Tuesday, June 04, 2019

Rocketman

On the one hand, Elton John is one of the few musicians where I do, on occasion, do a quick search on Amazon to see if there's a new album coming out any time soon, and has been a favorite for a while; on the other, I tend to be so uninterested in movies about musicians that me crossing out all the music docs on the IFFBoston schedule has become a sort of yearly tradition. It's not a hard and fast rule - Still Bill is the movie I remember most fondly from that time I went to SXSW and I went out of my way to see Bolden - but those are not guys I know, but folks I'm curious about. Elton, I've read interviews, articles, seen talk show appearances where he talks about the new album. What could a movie give me other than the annoyed feeling when Liberties Have Been Taken?

More than I thought, it turns, probably because the decision to make this a musical rather than making things performances or demos, as well as subjective as heck, lets me not worry about that. It's not really a great musical, and I suspect that's because the jukebox variety of the form is like the scene in Apollo 13 where they're trying to build something out of only what's in the capsule - you may get something effective, but seldom something elegant. It's pretty clever for what they've got to work with, and I like the way they solved some of the problems. For instance, you've got to have "Your Song" in there, because it's a classic and more or less perfect for the sweet little love song it is, but none of the relationships in the movie call for a sweet love song. So it becomes the center of a scene that shows how Elton & Bernie perform some crazy alchemy using a process that really shouldn't work. Making it an example is probably not the ideal use of a great song in a musical, but it's the best way to fit it into this particular one.

I came into this movie thinking "don't screw it up", and the people involved didn't screw it up, and it's easily a better musical than the new Aladdin. Not necessarily the highest and most exciting bas to clear, but there's a lot of movies that don't, and a couple days later, it's easier for me to come up with bits I liked than those I didn't..

Rocketman (2019)

* * * (out of four)
Seen 2 June 2019 in Somerville Theatre #1 (first-run, DCP)

That Rocketman is a biography made with the full participation of it subject is a little less concerning than it is in other cases; Elton John has seldom shied away from shied away from admitting he can be a complete mess. Indeed, some of his stories of his early career verge on black comedy, and this movie is at its best when it catches that vibe - a life of extremes that is often kind of ridiculous in its details. It doesn't always manage that, but it does often enough to be, by turns, an entertaining musical and biography.
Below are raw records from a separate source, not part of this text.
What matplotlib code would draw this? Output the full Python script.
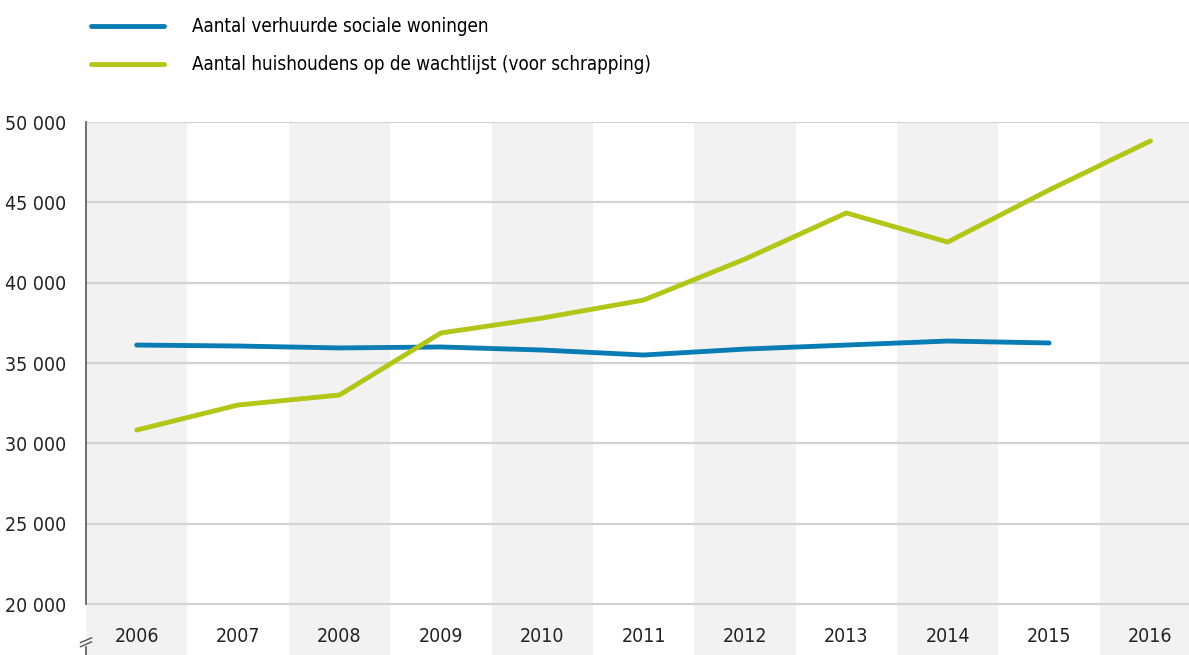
import matplotlib.pyplot as plt
import matplotlib.transforms as mtransforms

years = [2006, 2007, 2008, 2009, 2010, 2011, 2012, 2013, 2014, 2015, 2016]
verhuurd = [36120, 36060, 35940, 36000, 35810, 35500, 35870, 36120, 36370, 36250]
wachtlijst = [30830, 32390, 33010, 36870, 37800, 38920, 41470, 44340, 42530, 45770, 48820]
yticks = [20000, 25000, 30000, 35000, 40000, 45000, 50000]
ytick_labels = ['20 000', '25 000', '30 000', '35 000', '40 000', '45 000', '50 000']
labels = ['Aantal verhuurde sociale woningen',
          'Aantal huishoudens op de wachtlijst (voor schrapping)']

blue = '#0a7cb5'
green = '#b3c617'

plt.rcParams['font.family'] = ['DejaVu Sans']
plt.rcParams['font.stretch'] = 'condensed'

fig = plt.figure(figsize=(11.89, 6.55), dpi=100)
ax = fig.add_axes([86 / 1189, 0, 1 - 86 / 1189, 1 - 122 / 655])

# alternating grey columns
for i, yr in enumerate(years):
    if i % 2 == 0:
        ax.axvspan(yr - 0.5, yr + 0.5, color='#f2f2f2', lw=0, zorder=0)

for v in yticks:
    ax.axhline(v, color='#d3d3d3', lw=1.6, zorder=1)

l1, = ax.plot(years[:len(verhuurd)], verhuurd, color=blue, lw=3.5,
              solid_capstyle='round', zorder=3)
l2, = ax.plot(years, wachtlijst, color=green, lw=3.5,
              solid_capstyle='round', zorder=3)

ax.set_xlim(2005.5, 2016.38)
ax.set_ylim(16833, 50000)

ax.set_yticks(yticks)
ax.set_yticklabels(ytick_labels, fontsize=14, color='#222222')
off = mtransforms.ScaledTranslation(0, -8 / 100, fig.dpi_scale_trans)
for t in ax.get_yticklabels():
    t.set_transform(t.get_transform() + off)
ax.tick_params(axis='y', length=0, pad=14)
ax.set_xticks([])

for yr in years:
    ax.text(yr, 0.035, str(yr), transform=ax.get_xaxis_transform(),
            ha='center', va='center', fontsize=14, color='#222222')

for s in ['top', 'right', 'bottom']:
    ax.spines[s].set_visible(False)
ax.spines['left'].set_bounds(20000, 50000)
ax.spines['left'].set_color('#555555')
ax.spines['left'].set_linewidth(1.2)

# axis break marks
tr = ax.get_yaxis_transform()
ax.plot([0, 0], [16833, 17350], color='#555555', lw=1.2, transform=tr, clip_on=False)
for dy in [0, 250]:
    ax.plot([-0.005, 0.005], [17350 + dy, 17650 + dy], color='#555555', lw=1,
            transform=tr, clip_on=False)

fig.legend([l1, l2], labels, loc='upper left', bbox_to_anchor=(83 / 1189, 1 - 10 / 655),
           frameon=False, fontsize=13.5, handlelength=3.9, handletextpad=1.5,
           labelspacing=1.0, borderaxespad=0)

fig.savefig('out.png', dpi=100)
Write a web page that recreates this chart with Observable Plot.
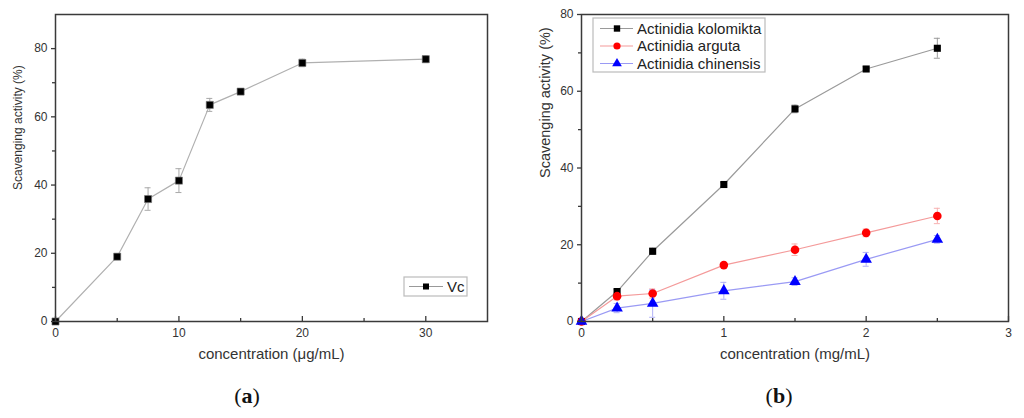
<!DOCTYPE html>
<html>
<head>
<meta charset="utf-8">
<script src="https://cdn.jsdelivr.net/npm/d3@7"></script>
<script src="https://cdn.jsdelivr.net/npm/@observablehq/plot@0.6"></script>
<style>
  html, body { margin: 0; padding: 0; background: #fff; }
  #wrap { position: relative; width: 1024px; height: 418px; overflow: hidden; font-family: "Liberation Sans", Arial, sans-serif; }
  .panel { position: absolute; top: 0; }
  .cap { position: absolute; top: 383px; width: 60px; margin-left: -30px; text-align: center; font-family: "Liberation Serif", "Times New Roman", serif; font-size: 22px; color: #111; }
  .cap b { font-weight: bold; }
</style>
</head>
<body>
<div id="wrap">
  <div id="pa" class="panel" style="left:0px"></div>
  <div id="pb" class="panel" style="left:512px"></div>
  <div class="cap" style="left:247px">(<b>a</b>)</div>
  <div class="cap" style="left:779px">(<b>b</b>)</div>
</div>
<script>
// ---- Panel (a): Vc ----
const vcConc = [0, 5, 7.5, 10, 12.5, 15, 20, 30];
const vcAct  = [0, 19.0, 35.9, 41.3, 63.5, 67.4, 75.8, 76.9];
const vcErr  = [0, 0.5, 3.3, 3.5, 1.9, 0.6, 1.1, 1.0];
const aXMajor = [0, 10, 20, 30];
const aXMinor = [5, 15, 25];
const aYMajor = [0, 20, 40, 60, 80];
const aYMinor = [10, 30, 50, 70];

// ---- Panel (b): Actinidia extracts ----
const bConc = [0, 0.25, 0.5, 1, 1.5, 2, 2.5];
const kolomikta    = [0, 7.8, 18.3, 35.7, 55.4, 65.8, 71.2];
const kolomiktaErr = [0, 0.6, 0.8, 0.5, 1.0, 0.6, 2.6];
const arguta       = [0, 6.6, 7.3, 14.7, 18.7, 23.1, 27.5];
const argutaErr    = [0, 1.0, 1.2, 0.6, 1.5, 1.0, 2.0];
const chinensis    = [0, 3.5, 4.7, 8.0, 10.4, 16.2, 21.4];
const chinensisErr = [0, 1.2, 3.6, 2.2, 1.0, 1.8, 1.0];
const bXMajor = [0, 1, 2, 3];
const bXMinor = [0.5, 1.5, 2.5];
const bYMajor = [0, 20, 40, 60, 80];
const bYMinor = [10, 30, 50, 70];

const seriesNames = ["Actinidia kolomikta", "Actinidia arguta", "Actinidia chinensis"];
const seriesVals = [kolomikta, arguta, chinensis];
const seriesErrs = [kolomiktaErr, argutaErr, chinensisErr];
const markerColors = ["#000000", "#ff0000", "#0000ff"];
const lineColors = ["#9a9a9a", "#f49a9a", "#9a9af4"];
const errColors = ["#9a9a9a", "#f7b0b0", "#b0b0f7"];
const symbols = ["square", "circle", "triangle"];

const W = 512, H = 375, MT = 14, MB = 54;
const FH = H - MT - MB;
const axisColor = "#3a3a3a";
const textColor = "#333";
const fmt = d => String(d);

function tickMarks(major, minor) {
  return [
    Plot.ruleX(major, {x: d => d, insetTop: FH - 5, stroke: axisColor, strokeWidth: 1.3}),
    Plot.ruleX(minor, {x: d => d, insetTop: FH - 3, stroke: axisColor, strokeWidth: 1.3})
  ];
}

function errorMarks(rows, color) {
  const r = rows.filter(d => d.e > 0);
  return [
    Plot.ruleX(r, {x: "x", y1: d => d.y - d.e, y2: d => d.y + d.e, stroke: color, strokeWidth: 1}),
    Plot.ruleY(r, {y: d => d.y + d.e, x1: "x", x2: "x", insetLeft: -3, insetRight: -3, stroke: color, strokeWidth: 1}),
    Plot.ruleY(r, {y: d => d.y - d.e, x1: "x", x2: "x", insetLeft: -3, insetRight: -3, stroke: color, strokeWidth: 1})
  ];
}

// Panel a
const aRows = vcConc.map((x, i) => ({x, y: vcAct[i], e: vcErr[i]}));
const plotA = Plot.plot({
  width: W, height: H,
  marginLeft: 55, marginRight: 25, marginTop: MT, marginBottom: MB,
  style: {fontFamily: "'Liberation Sans', Arial, sans-serif", color: textColor, background: "#fff"},
  x: {domain: [0, 35]},
  y: {domain: [0, 90]},
  marks: [
    ...errorMarks(aRows, "#a8a8a8"),
    Plot.line(aRows, {x: "x", y: "y", stroke: "#b0b0b0", strokeWidth: 1.2}),
    Plot.dot(aRows, {x: "x", y: "y", symbol: "square", r: 4, fill: "#000", stroke: "#777", strokeWidth: 0.6}),
    Plot.axisX({ticks: aXMajor, tickFormat: fmt, tickSize: 0, tickPadding: 7, fontSize: 12, label: null}),
    ...tickMarks(aXMajor, aXMinor),
    Plot.axisY({ticks: aYMajor, tickFormat: fmt, tickSize: 4, tickPadding: 4, fontSize: 12, label: null, stroke: axisColor, strokeWidth: 1.3}),
    Plot.axisY({ticks: aYMinor, tickSize: 3, tickFormat: () => "", label: null, stroke: axisColor, strokeWidth: 1.3}),
    Plot.frame({stroke: axisColor, strokeWidth: 1.5}),
    Plot.text(["concentration (μg/mL)"], {frameAnchor: "bottom", dy: 37, text: d => d, fontSize: 15, fill: textColor}),
    Plot.text(["Scavenging activity (%)"], {frameAnchor: "left", dx: -37, dy: 22, rotate: -90, text: d => d, fontSize: 12, fill: textColor})
  ]
});
document.getElementById("pa").appendChild(plotA);

// Panel b
const bRows = seriesNames.map((name, s) => bConc.map((x, i) => ({name, s, x, y: seriesVals[s][i], e: seriesErrs[s][i]})));
const bMarks = [];
bRows.forEach((rows, s) => { bMarks.push(...errorMarks(rows, errColors[s])); });
bRows.forEach((rows, s) => { bMarks.push(Plot.line(rows, {x: "x", y: "y", stroke: lineColors[s], strokeWidth: 1.2})); });
bRows.forEach((rows, s) => {
  bMarks.push(Plot.dot(rows, {x: "x", y: "y", symbol: symbols[s], r: s === 0 ? 4 : 4.3, fill: markerColors[s], stroke: "none"}));
});
const plotB = Plot.plot({
  width: W, height: H,
  marginLeft: 69, marginRight: 16, marginTop: MT, marginBottom: MB,
  style: {fontFamily: "'Liberation Sans', Arial, sans-serif", color: textColor, background: "#fff"},
  x: {domain: [0, 3]},
  y: {domain: [0, 80]},
  marks: [
    ...bMarks,
    Plot.axisX({ticks: bXMajor, tickFormat: fmt, tickSize: 0, tickPadding: 7, fontSize: 12, label: null}),
    ...tickMarks(bXMajor, bXMinor),
    Plot.axisY({ticks: bYMajor, tickFormat: fmt, tickSize: 4, tickPadding: 4, fontSize: 12, label: null, stroke: axisColor, strokeWidth: 1.3}),
    Plot.axisY({ticks: bYMinor, tickSize: 3, tickFormat: () => "", label: null, stroke: axisColor, strokeWidth: 1.3}),
    Plot.frame({stroke: axisColor, strokeWidth: 1.5}),
    Plot.text(["concentration (mg/mL)"], {frameAnchor: "bottom", dy: 37, text: d => d, fontSize: 15, fill: textColor}),
    Plot.text(["Scavenging activity (%)"], {frameAnchor: "left", dx: -36, dy: 10, rotate: -90, text: d => d, fontSize: 14.5, fill: textColor})
  ]
});
document.getElementById("pb").appendChild(plotB);

// Legends (drawn into the SVGs)
function legend(svgEl, box, items) {
  const g = d3.select(svgEl).append("g").attr("text-anchor", "start");
  g.append("rect").attr("x", box.x).attr("y", box.y).attr("width", box.w).attr("height", box.h)
    .attr("fill", "#fff").attr("stroke", "#bbb").attr("stroke-width", 1.2);
  items.forEach((it, i) => {
    const cy = box.y + box.first + i * box.step;
    g.append("line").attr("x1", box.lx1).attr("x2", box.lx2).attr("y1", cy).attr("y2", cy)
      .attr("stroke", it.line).attr("stroke-width", 1.2);
    const sym = {square: d3.symbolSquare, circle: d3.symbolCircle, triangle: d3.symbolTriangle}[it.symbol];
    g.append("path").attr("d", d3.symbol(sym, Math.PI * it.r * it.r)())
      .attr("transform", `translate(${box.mx},${cy})`).attr("fill", it.fill);
    g.append("text").attr("x", box.tx).attr("y", cy).attr("dy", "0.35em").attr("text-anchor", "start")
      .attr("font-size", 15).attr("fill", "#222").text(it.label);
  });
}
legend(plotA, {x: 404, y: 277, w: 63, h: 19, first: 9.5, step: 0, lx1: 409, lx2: 443, mx: 426, tx: 447},
  [{label: "Vc", line: "#999", fill: "#000", symbol: "square", r: 3.4}]);
legend(plotB, {x: 81, y: 18, w: 172, h: 54, first: 10.5, step: 17.5, lx1: 88, lx2: 121, mx: 105, tx: 125},
  seriesNames.map((n, s) => ({label: n, line: lineColors[s], fill: markerColors[s], symbol: symbols[s], r: 3.6})));
</script>
</body>
</html>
It is, in a lot of ways, the sort of paint-by-numbers story of fame and fortune most have seen a dozen times - Elton is born Reginald Dwight and displays a natural gift for the piano early. His working-class mother (Bryce Dallas Howard) and distant father (Steven Mackintosh) split, and while he proves to be a great piano player able to create a catchy tune instinctively, words don't come. Fortunately, Elton (Taron Egerton) is soon introduced to Bernie Taupin (Jamie Bell), a tone-deaf lyricist with a fascination for the American west who soon becomes Elton's close friend and long-time collaborator. A trip to America makes Elton a sensation - the first step to becoming the most successful recording artist of the 1970s - and also introduces him to John Reid (Richard Madden), who will become his lover and his manager, although very much the sort that is probably using the former to make money via the latter. Pile being closeted on top of that - and it's a recipe for indulging in every self-destructive vice imaginable.

If you're a fan, you've probably heard the story in many of its details; if you're not, you've probably seen the general arc of it applied to some other artist. Fortunately, Elton was flamboyant as all heck during this period, and that gives the filmmakers room to go nuts visually from the very first scene. Even if they weren't going the approach of the jukebox musical, they'd have to make peace with his huge glasses and ridiculous outfits, and they actually do very well by that: The costumes tell a story themselves, that of a guy barely out of his teens who never figured out how to be cool being thrust into the spotlight and later had invested so much of himself in entertaining that he needed to put on an absurdly happy face. The rehab-center bit that frames the movie has him literally dismantling the flashy costume he came in, and the moments that have him at his most honest have him stripped down to his underpants and maybe a bathrobe.